**JOB**
Exactly retype the lines from the top of the data through the line containing "import * as", leaving out every picture.

—————

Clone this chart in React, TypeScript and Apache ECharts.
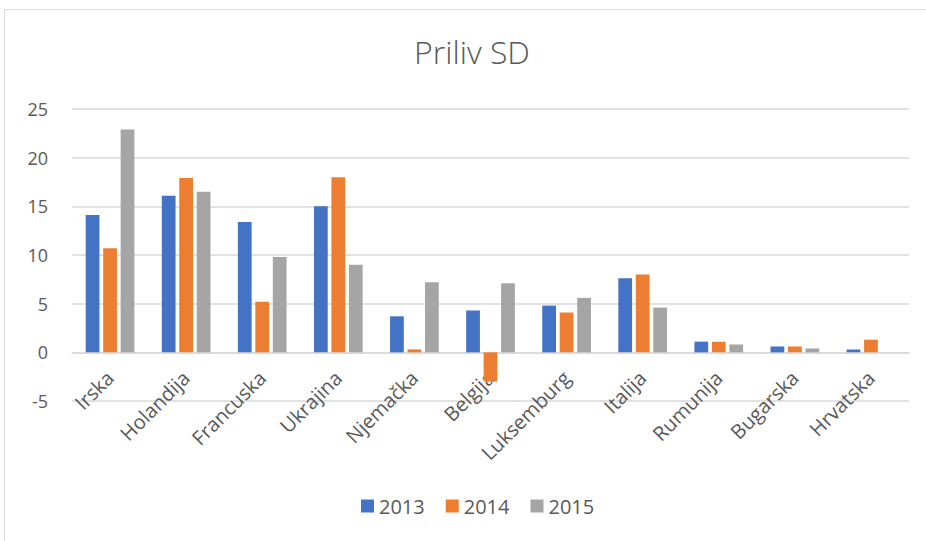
import React, { useEffect, useRef } from "react";
import * as echarts from "echarts";

const categories = ["Irska", "Holandija", "Francuska", "Ukrajina", "Njemačka", "Belgija", "Luksemburg", "Italija", "Rumunija", "Bugarska", "Hrvatska"];
const seriesNames = ["2013", "2014", "2015"];
const values2013 = [14.1, 16.1, 13.4, 15.0, 3.7, 4.3, 4.8, 7.6, 1.1, 0.6, 0.3];
const values2014 = [10.7, 17.9, 5.2, 18.0, 0.3, -3.0, 4.1, 8.0, 1.1, 0.6, 1.3];
const values2015 = [22.9, 16.5, 9.8, 9.0, 7.2, 7.1, 5.6, 4.6, 0.8, 0.4, 0];
const colors = ["#4472C4", "#ED7D31", "#A5A5A5"];

const FONT = "'Open Sans', 'Noto Sans', sans-serif";

export default function App() {
  const ref = useRef<HTMLDivElement>(null);
  useEffect(() => {
    if (!ref.current) return;
    const chart = echarts.init(ref.current, undefined, { renderer: "svg" });
    const data = [values2013, values2014, values2015];
    chart.setOption({
      animation: false,
      backgroundColor: "#ffffff",
      textStyle: { fontFamily: FONT },
      title: {
        text: "Priliv SD",
        left: 409,
        top: 30,
        textStyle: { fontSize: 32, fontWeight: 300, color: "#595959", fontFamily: FONT },
      },
      graphic: [
        { type: "line", shape: { x1: 4.5, y1: 9.5, x2: 4.5, y2: 541 }, style: { stroke: "#d9d9d9", lineWidth: 1 } },
        { type: "line", shape: { x1: 4.5, y1: 9.5, x2: 926, y2: 9.5 }, style: { stroke: "#d9d9d9", lineWidth: 1 } },
      ],
      legend: {
        data: seriesNames,
        bottom: 20,
        left: 356,
        itemWidth: 13,
        itemHeight: 13,
        itemGap: 21,
        icon: "rect",
        textStyle: { fontSize: 20, color: "#595959", fontFamily: FONT },
      },
      grid: { left: 72, right: 17, top: 109, bottom: 140 },
      xAxis: {
        type: "category",
        data: categories,
        position: "bottom",
        offset: -48.7,
        axisLine: { onZero: false, lineStyle: { color: "#d9d9d9", width: 1.5 } },
        axisTick: { show: false },
        axisLabel: { rotate: 45, fontSize: 20, color: "#595959", margin: 22, interval: 0, fontFamily: FONT },
      },
      yAxis: {
        type: "value",
        min: -5,
        max: 25,
        interval: 5,
        axisLine: { show: false },
        axisTick: { show: false },
        axisLabel: { fontSize: 18, color: "#595959", margin: 24, fontFamily: FONT },
        splitLine: { lineStyle: { color: "#d9d9d9", width: 1.5 } },
      },
      series: seriesNames.map((name, i) => ({
        name,
        type: "bar",
        data: data[i],
        barGap: "27%",
        barCategoryGap: "36%",
        itemStyle: { color: colors[i] },
      })),
    });
    return () => chart.dispose();
  }, []);
  return (
    <div style={{ position: "absolute", left: 0, top: 0, width: 926, height: 541, background: "#fff" }}>
      <div ref={ref} style={{ width: 926, height: 541 }} />
    </div>
  );
}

—————

**RESULT FOR THIS EXERCISE**
Clone this chart in React, TypeScript and Apache ECharts.
import React, { useEffect, useRef } from "react";
import * as echarts from "echarts";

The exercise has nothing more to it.